● Instructions for the task
Only the lines from the top of the listing below to the line that has "# betrayal sensitivity" should be echoed, with both ends kept and pictures left out.

[Excerpt from a dataset]
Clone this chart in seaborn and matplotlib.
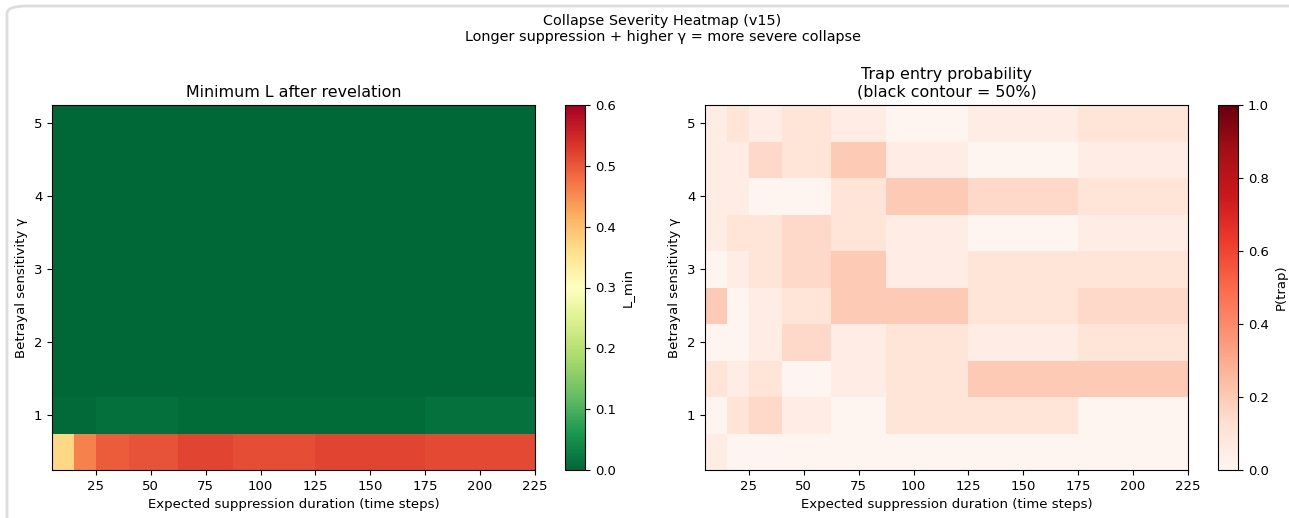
import numpy as np
import matplotlib
matplotlib.use("Agg")
import matplotlib.pyplot as plt
from matplotlib.patches import FancyBboxPatch
import seaborn as sns

sns.set_style("ticks", {"axes.edgecolor": "black", "xtick.color": "black",
                        "ytick.color": "black", "text.color": "black",
                        "axes.labelcolor": "black"})
plt.rcParams['font.family'] = ['DejaVu Sans']
plt.rcParams['font.size'] = 9.5
plt.rcParams['xtick.labelsize'] = 9.5
plt.rcParams['ytick.labelsize'] = 9.5
plt.rcParams['axes.labelsize'] = 9.5

# ---- data ----
durations = [10, 20, 30, 50, 75, 100, 150, 200]          # expected suppression duration
gammas = [0.5, 1.0, 1.5, 2.0, 2.5, 3.0, 3.5, 4.0, 4.5, 5.0]  # betrayal sensitivity

# Minimum L after revelation (rows = gammas ascending, cols = durations)
lmin_g05 = [0.37, 0.46, 0.495, 0.505, 0.52, 0.509, 0.52, 0.515]
lmin_g10 = [0.004, 0.004, 0.010, 0.010, 0.007, 0.007, 0.007, 0.012]
lmin_g15 = [0.0, 0.0, 0.0, 0.0, 0.0, 0.0, 0.0, 0.0]
lmin_g20 = [0.0, 0.0, 0.0, 0.0, 0.0, 0.0, 0.0, 0.0]
lmin_g25 = [0.0, 0.0, 0.0, 0.0, 0.0, 0.0, 0.0, 0.0]
lmin_g30 = [0.0, 0.0, 0.0, 0.0, 0.0, 0.0, 0.0, 0.0]
lmin_g35 = [0.0, 0.0, 0.0, 0.0, 0.0, 0.0, 0.0, 0.0]
lmin_g40 = [0.0, 0.0, 0.0, 0.0, 0.0, 0.0, 0.0, 0.0]
lmin_g45 = [0.0, 0.0, 0.0, 0.0, 0.0, 0.0, 0.0, 0.0]
lmin_g50 = [0.0, 0.0, 0.0, 0.0, 0.0, 0.0, 0.0, 0.0]

# Trap entry probability
ptrap_g05 = [0.05, 0.0, 0.0, 0.0, 0.0, 0.0, 0.0, 0.0]
ptrap_g10 = [0.0, 0.10, 0.15, 0.05, 0.0, 0.10, 0.10, 0.0]
ptrap_g15 = [0.10, 0.05, 0.10, 0.0, 0.05, 0.10, 0.20, 0.20]
ptrap_g20 = [0.0, 0.0, 0.05, 0.15, 0.05, 0.10, 0.05, 0.10]
ptrap_g25 = [0.20, 0.0, 0.05, 0.10, 0.20, 0.20, 0.10, 0.15]
ptrap_g30 = [0.0, 0.05, 0.10, 0.15, 0.20, 0.05, 0.10, 0.10]
ptrap_g35 = [0.05, 0.10, 0.10, 0.15, 0.10, 0.05, 0.0, 0.05]
ptrap_g40 = [0.05, 0.05, 0.0, 0.0, 0.10, 0.20, 0.15, 0.10]
ptrap_g45 = [0.05, 0.05, 0.15, 0.10, 0.20, 0.05, 0.0, 0.05]
ptrap_g50 = [0.05, 0.10, 0.05, 0.10, 0.05, 0.0, 0.05, 0.10]

lmin = np.array([lmin_g05, lmin_g10, lmin_g15, lmin_g20, lmin_g25,
                 lmin_g30, lmin_g35, lmin_g40, lmin_g45, lmin_g50])
ptrap = np.array([ptrap_g05, ptrap_g10, ptrap_g15, ptrap_g20, ptrap_g25,
                  ptrap_g30, ptrap_g35, ptrap_g40, ptrap_g45, ptrap_g50])

W, H = 1289, 518
fig = plt.figure(figsize=(W / 100, H / 100), dpi=100)

def fx(px):
    return px / W

def fy(py):
    return 1 - py / H

# screenshot-like frame
frame = FancyBboxPatch((fx(7), -0.05), 1.1, fy(6) + 0.05,
                       boxstyle="round,pad=0,rounding_size=0.015",
                       transform=fig.transFigure, facecolor="none",
                       edgecolor="#dddddd", linewidth=2, clip_on=False)
fig.patches.append(frame)

ax_l = fig.add_axes([fx(52), fy(470), fx(535) - fx(52), fy(105) - fy(470)])
cax_l = fig.add_axes([fx(565), fy(470), fx(585) - fx(565), fy(105) - fy(470)])
ax_r = fig.add_axes([fx(705), fy(470), fx(1188) - fx(705), fy(105) - fy(470)])
cax_r = fig.add_axes([fx(1218), fy(470), fx(1238) - fx(1218), fy(105) - fy(470)])

X, Y = np.meshgrid(durations, gammas)

m1 = ax_l.pcolormesh(X, Y, lmin, cmap="RdYlGn_r", vmin=0, vmax=0.6, shading="nearest")
cb1 = fig.colorbar(m1, cax=cax_l)
cb1.set_label("L_min")
ax_l.set_title("Minimum L after revelation", fontsize=11.4)
ax_l.set_xlabel("Expected suppression duration (time steps)")
ax_l.set_ylabel("Betrayal sensitivity γ")

m2 = ax_r.pcolormesh(X, Y, ptrap, cmap="Reds", vmin=0, vmax=1, shading="nearest")
if ptrap.max() >= 0.5 and ptrap.min() <= 0.5:
    ax_r.contour(X, Y, ptrap, levels=[0.5], colors="black", linewidths=2)
cb2 = fig.colorbar(m2, cax=cax_r)
cb2.set_label("P(trap)")
ax_r.set_title("Trap entry probability\n(black contour = 50%)", fontsize=11.4)
ax_r.set_xlabel("Expected suppression duration (time steps)")
ax_r.set_ylabel("Betrayal sensitivity γ")

for ax in (ax_l, ax_r):
    ax.set_xticks([25, 50, 75, 100, 125, 150, 175, 200, 225])
    ax.set_yticks([1, 2, 3, 4, 5])
    ax.set_xlim(5, 225)
    ax.set_ylim(0.25, 5.25)
    for s in ax.spines.values():
        s.set_visible(True)

fig.suptitle("Collapse Severity Heatmap (v15)\nLonger suppression + higher γ = more severe collapse",
             x=0.514, y=fy(14), fontsize=10.4, va="top")

fig.savefig("out.png", dpi=100)
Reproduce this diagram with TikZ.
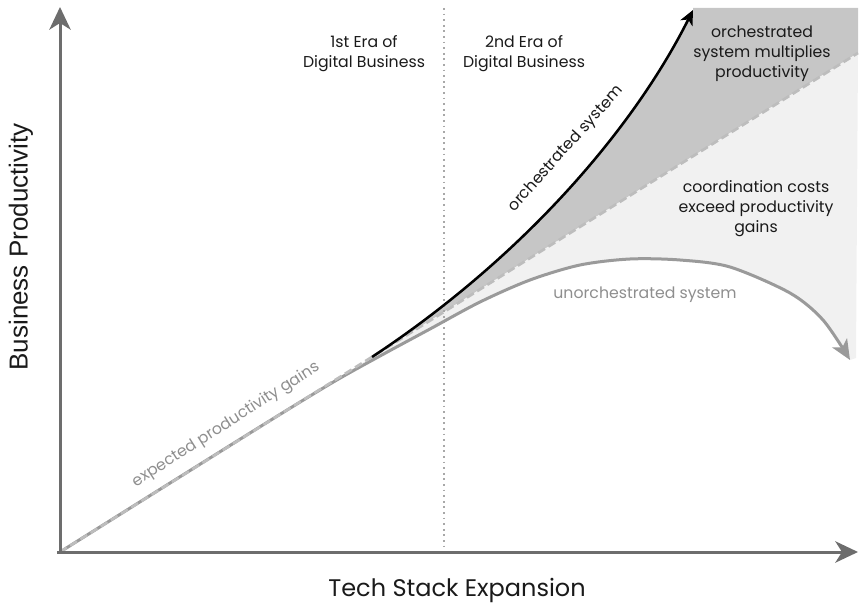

● Task answer
Clone this chart in seaborn and matplotlib.
import numpy as np
import matplotlib
matplotlib.use("Agg")
import matplotlib.pyplot as plt
from matplotlib.patches import FancyBboxPatch
import seaborn as sns

sns.set_style("ticks", {"axes.edgecolor": "black", "xtick.color": "black",
                        "ytick.color": "black", "text.color": "black",
                        "axes.labelcolor": "black"})
plt.rcParams['font.family'] = ['DejaVu Sans']
plt.rcParams['font.size'] = 9.5
plt.rcParams['xtick.labelsize'] = 9.5
plt.rcParams['ytick.labelsize'] = 9.5
plt.rcParams['axes.labelsize'] = 9.5

# ---- data ----
durations = [10, 20, 30, 50, 75, 100, 150, 200]          # expected suppression duration
gammas = [0.5, 1.0, 1.5, 2.0, 2.5, 3.0, 3.5, 4.0, 4.5, 5.0]  # betrayal sensitivity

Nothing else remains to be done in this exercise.